## start Dataset extract
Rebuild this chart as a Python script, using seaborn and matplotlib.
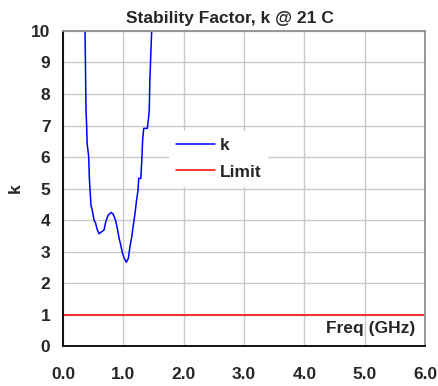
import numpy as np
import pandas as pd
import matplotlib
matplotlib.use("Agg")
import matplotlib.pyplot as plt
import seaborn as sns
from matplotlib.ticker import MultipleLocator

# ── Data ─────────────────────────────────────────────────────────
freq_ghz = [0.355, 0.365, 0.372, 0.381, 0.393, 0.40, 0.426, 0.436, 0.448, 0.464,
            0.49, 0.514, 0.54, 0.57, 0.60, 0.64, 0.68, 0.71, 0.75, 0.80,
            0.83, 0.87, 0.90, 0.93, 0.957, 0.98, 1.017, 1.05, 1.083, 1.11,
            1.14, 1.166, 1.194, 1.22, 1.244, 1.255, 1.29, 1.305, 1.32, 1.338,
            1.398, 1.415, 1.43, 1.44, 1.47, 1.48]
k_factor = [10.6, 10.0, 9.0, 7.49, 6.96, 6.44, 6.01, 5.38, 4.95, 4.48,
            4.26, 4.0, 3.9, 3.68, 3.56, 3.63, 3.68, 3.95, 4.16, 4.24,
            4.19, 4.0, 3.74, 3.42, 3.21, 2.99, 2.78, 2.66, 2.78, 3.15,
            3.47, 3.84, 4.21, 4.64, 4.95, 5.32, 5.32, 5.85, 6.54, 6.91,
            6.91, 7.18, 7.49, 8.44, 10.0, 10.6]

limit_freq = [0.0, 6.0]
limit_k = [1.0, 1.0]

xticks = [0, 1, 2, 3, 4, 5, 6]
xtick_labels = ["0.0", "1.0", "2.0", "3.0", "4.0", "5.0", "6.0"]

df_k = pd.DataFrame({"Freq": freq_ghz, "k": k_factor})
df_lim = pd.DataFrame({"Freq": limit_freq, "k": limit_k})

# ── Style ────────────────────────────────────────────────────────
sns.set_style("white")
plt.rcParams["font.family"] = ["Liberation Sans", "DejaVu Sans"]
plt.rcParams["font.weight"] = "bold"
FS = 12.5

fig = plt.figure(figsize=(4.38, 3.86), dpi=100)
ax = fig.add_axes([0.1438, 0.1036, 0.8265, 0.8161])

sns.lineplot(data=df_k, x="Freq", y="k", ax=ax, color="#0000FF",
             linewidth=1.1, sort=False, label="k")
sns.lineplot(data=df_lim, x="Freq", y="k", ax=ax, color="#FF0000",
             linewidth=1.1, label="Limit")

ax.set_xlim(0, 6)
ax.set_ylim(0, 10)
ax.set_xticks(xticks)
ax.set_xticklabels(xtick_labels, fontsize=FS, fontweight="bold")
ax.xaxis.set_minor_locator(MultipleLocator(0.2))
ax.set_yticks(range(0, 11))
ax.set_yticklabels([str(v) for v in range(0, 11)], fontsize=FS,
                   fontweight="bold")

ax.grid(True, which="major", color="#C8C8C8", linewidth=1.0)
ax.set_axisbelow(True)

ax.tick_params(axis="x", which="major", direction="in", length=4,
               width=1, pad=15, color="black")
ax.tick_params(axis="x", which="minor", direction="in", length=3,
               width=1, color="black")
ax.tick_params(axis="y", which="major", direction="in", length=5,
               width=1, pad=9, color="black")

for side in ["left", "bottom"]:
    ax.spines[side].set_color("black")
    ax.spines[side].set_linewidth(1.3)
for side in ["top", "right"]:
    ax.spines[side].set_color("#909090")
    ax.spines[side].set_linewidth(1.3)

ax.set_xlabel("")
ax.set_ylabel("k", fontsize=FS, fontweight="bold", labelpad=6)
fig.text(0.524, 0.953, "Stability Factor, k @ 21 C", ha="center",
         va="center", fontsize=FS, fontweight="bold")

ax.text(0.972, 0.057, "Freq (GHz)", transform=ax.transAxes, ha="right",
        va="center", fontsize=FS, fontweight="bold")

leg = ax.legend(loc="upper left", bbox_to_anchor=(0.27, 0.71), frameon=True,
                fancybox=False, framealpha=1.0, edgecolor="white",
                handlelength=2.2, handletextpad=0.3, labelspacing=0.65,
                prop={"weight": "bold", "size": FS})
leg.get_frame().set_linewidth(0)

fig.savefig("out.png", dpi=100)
## end Dataset extract
## start Dataset extract
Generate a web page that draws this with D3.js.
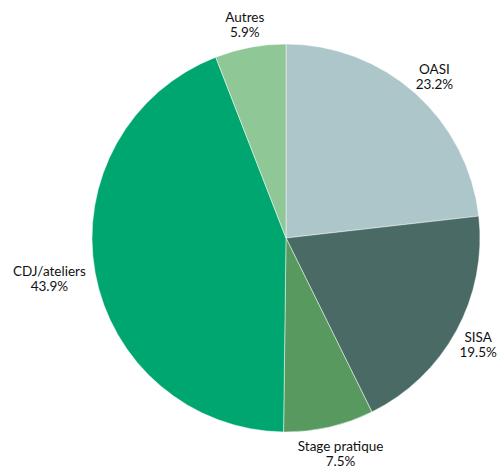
## end Dataset extract
## start Dataset extract
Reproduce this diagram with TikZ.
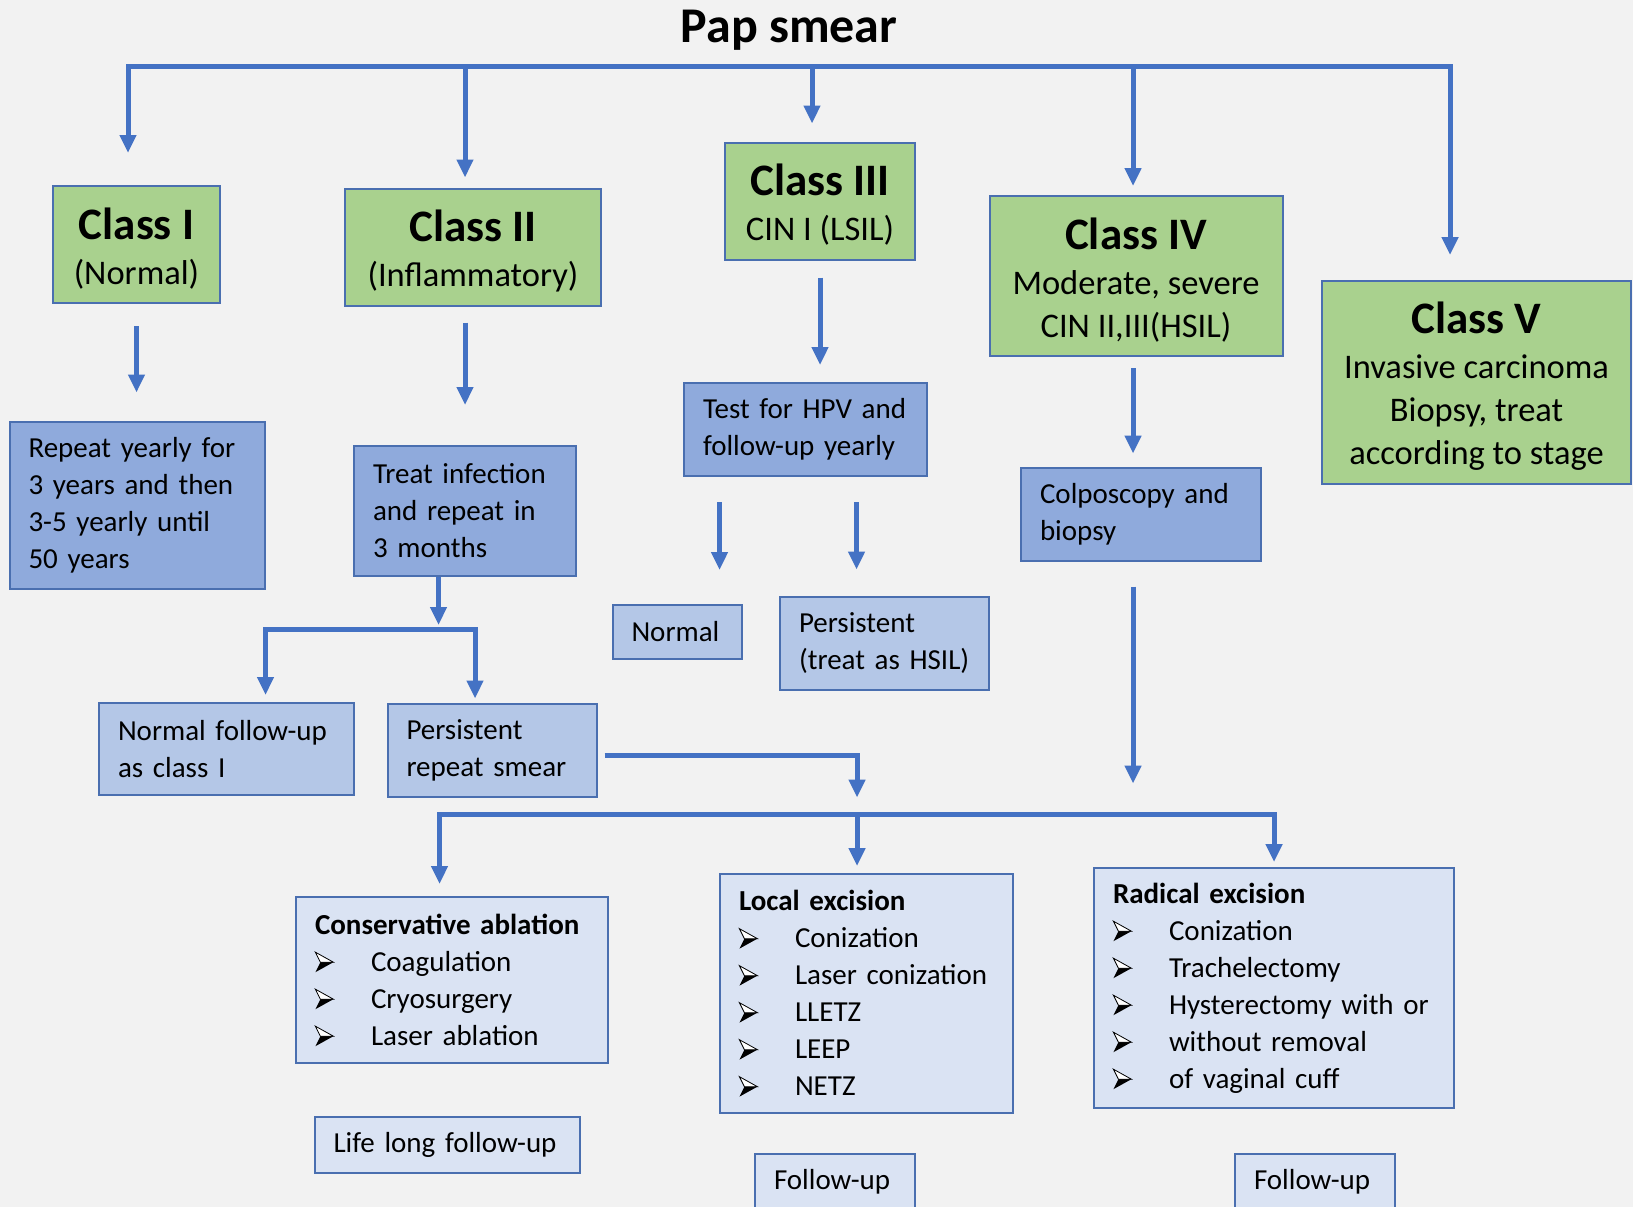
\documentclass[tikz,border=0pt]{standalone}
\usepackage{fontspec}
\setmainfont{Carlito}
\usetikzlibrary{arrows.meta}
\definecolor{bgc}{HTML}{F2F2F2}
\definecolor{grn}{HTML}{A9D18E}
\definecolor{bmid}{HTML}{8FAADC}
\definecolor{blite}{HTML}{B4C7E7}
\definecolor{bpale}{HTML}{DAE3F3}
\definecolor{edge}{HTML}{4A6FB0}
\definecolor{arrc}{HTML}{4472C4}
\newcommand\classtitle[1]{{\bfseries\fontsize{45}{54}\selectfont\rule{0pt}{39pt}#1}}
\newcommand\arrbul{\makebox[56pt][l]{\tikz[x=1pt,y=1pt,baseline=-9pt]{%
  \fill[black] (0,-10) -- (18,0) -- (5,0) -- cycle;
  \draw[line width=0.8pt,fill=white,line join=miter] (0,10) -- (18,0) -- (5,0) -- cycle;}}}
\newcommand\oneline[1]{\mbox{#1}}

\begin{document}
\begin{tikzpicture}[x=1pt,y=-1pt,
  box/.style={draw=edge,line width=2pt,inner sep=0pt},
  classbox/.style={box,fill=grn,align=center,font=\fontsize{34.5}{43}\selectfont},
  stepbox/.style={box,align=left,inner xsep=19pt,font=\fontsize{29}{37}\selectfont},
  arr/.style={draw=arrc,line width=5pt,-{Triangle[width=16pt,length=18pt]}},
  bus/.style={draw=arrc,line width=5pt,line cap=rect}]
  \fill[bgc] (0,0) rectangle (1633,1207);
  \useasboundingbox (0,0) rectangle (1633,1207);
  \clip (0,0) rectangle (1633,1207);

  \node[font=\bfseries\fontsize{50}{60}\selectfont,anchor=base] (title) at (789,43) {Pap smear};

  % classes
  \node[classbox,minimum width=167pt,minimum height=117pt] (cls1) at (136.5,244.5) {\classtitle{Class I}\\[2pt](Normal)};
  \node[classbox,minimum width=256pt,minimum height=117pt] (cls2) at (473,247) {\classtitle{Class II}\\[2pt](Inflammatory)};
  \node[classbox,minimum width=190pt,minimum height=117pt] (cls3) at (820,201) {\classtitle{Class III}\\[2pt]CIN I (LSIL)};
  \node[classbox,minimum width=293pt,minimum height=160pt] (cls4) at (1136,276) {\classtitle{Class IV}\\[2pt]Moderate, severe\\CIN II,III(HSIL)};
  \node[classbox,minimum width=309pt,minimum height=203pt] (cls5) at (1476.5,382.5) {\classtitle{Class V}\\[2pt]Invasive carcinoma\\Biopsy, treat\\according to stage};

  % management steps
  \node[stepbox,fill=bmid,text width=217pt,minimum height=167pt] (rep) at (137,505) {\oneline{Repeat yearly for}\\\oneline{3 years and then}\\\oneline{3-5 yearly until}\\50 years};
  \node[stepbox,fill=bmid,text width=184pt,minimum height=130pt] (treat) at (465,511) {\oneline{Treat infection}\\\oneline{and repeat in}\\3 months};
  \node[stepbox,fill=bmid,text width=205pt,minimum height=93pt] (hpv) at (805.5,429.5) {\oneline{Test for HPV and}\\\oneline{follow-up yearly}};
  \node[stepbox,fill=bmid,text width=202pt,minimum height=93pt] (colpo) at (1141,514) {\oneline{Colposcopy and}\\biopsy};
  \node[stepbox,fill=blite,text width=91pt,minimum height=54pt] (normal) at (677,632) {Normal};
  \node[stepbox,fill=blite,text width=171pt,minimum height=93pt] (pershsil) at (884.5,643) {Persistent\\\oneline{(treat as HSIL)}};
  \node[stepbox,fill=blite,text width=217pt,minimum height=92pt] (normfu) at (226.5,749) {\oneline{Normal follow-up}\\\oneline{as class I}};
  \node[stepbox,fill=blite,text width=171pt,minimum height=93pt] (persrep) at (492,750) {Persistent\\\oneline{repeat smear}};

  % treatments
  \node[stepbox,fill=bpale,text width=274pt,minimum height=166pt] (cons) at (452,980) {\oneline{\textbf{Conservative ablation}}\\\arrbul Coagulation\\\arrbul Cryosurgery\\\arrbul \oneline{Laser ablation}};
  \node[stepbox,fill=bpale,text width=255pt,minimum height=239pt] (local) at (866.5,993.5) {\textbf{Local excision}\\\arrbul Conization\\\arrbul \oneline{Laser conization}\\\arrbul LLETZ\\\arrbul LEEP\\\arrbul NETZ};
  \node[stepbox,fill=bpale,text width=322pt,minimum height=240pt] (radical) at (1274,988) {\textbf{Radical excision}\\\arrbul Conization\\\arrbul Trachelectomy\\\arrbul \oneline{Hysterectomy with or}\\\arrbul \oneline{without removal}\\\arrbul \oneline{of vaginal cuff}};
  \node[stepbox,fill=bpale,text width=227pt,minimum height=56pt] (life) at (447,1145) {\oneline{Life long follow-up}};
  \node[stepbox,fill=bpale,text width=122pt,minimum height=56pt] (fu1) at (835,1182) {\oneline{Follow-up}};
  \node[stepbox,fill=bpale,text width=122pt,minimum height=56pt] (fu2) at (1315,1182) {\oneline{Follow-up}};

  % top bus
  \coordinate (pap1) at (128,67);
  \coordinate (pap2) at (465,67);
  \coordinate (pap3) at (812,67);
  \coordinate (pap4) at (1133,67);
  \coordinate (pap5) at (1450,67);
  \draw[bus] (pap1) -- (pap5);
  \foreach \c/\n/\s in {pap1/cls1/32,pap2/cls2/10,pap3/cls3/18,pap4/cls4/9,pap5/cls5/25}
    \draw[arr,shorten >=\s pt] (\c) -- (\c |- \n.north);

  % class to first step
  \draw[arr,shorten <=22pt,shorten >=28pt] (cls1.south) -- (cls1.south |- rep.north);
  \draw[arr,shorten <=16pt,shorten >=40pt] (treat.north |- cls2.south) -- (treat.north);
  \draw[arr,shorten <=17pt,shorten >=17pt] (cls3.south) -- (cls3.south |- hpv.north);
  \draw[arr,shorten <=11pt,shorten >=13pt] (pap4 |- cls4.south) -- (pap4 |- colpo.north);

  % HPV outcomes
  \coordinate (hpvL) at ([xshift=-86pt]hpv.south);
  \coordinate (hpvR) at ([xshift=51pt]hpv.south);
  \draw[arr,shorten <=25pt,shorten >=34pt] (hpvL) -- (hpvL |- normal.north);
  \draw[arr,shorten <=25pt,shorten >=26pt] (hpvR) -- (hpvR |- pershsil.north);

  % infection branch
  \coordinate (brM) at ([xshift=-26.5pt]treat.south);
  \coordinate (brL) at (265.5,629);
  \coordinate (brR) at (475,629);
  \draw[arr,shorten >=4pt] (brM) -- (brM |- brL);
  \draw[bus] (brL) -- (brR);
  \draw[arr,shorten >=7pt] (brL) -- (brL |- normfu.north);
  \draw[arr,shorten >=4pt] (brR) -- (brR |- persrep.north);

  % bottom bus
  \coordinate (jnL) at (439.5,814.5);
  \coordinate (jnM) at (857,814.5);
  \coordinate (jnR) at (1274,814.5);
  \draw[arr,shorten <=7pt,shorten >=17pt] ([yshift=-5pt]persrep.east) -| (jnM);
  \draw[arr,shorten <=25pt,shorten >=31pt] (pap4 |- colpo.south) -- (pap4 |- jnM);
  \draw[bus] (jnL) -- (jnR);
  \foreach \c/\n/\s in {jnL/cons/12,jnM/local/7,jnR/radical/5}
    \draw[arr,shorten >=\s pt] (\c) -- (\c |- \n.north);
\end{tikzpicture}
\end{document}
## end Dataset extract
→ **Exercise**
In the listing above, find the line containing "Rebuild this chart" and the line containing "from matplotlib.ticker import MultipleLocator". Reproduce those lines and all between them exactly, with no pictures and nothing more.

→ **Answer to this exercise**
Rebuild this chart as a Python script, using seaborn and matplotlib.
import numpy as np
import pandas as pd
import matplotlib
matplotlib.use("Agg")
import matplotlib.pyplot as plt
import seaborn as sns
from matplotlib.ticker import MultipleLocator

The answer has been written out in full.